I finally got my new LED's and hooked them up -- very disappointed with the brightness! I am not sure if it is due to the diffused nature of the LED lens, or my resistors are keeping the brightness too low, but either way, the joystick barely lights up at all, and even out on their own, the LED's are very weak.

Randy, I was wondering what type of LED's you use for your ICE buttons, and the resistor pellets -- i asked you via email once about the resistors, and according to LED Calculator i purchased and installed the correct ones -- but perhaps I just need brighter LEDs. Can you help me source something to make this project work?

armi0024:

Can you take a picture of the results.  The light will diffuse poorly if it's too high in the stick and intensity won't help that. 

The prototypes we did with the 5mm leds we have lit up well, but only the top half of the bat.

RandyT:


--- Quote from: tylerwerrin on April 24, 2014, 12:41:56 am ---I finally got my new LED's and hooked them up -- very disappointed with the brightness!

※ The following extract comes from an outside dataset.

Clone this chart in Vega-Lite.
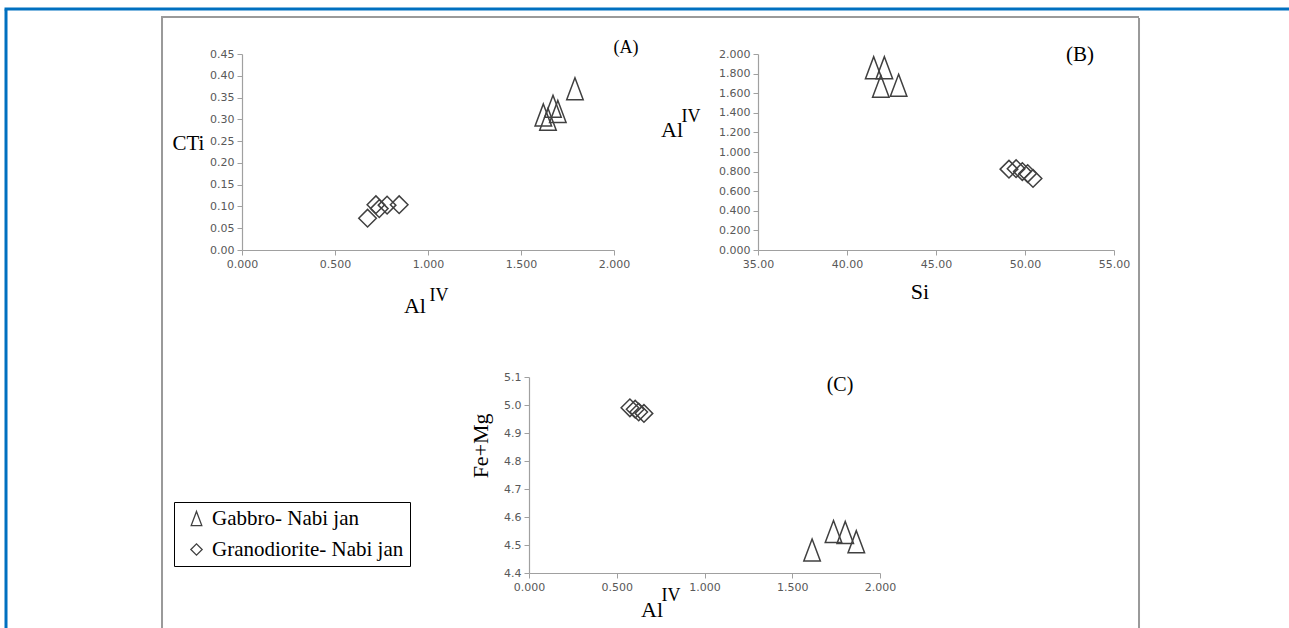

I am not sure if it is due to the diffused nature of the LED lens, or my resistors are keeping the brightness too low, but either way, the joystick barely lights up at all, and even out on their own, the LED's are very weak.

Randy, I was wondering what type of LED's you use for your ICE buttons, and the resistor pellets -- i asked you via email once about the resistors, and according to LED Calculator i purchased and installed the correct ones -- but perhaps I just need brighter LEDs. Can you help me source something to make this project work?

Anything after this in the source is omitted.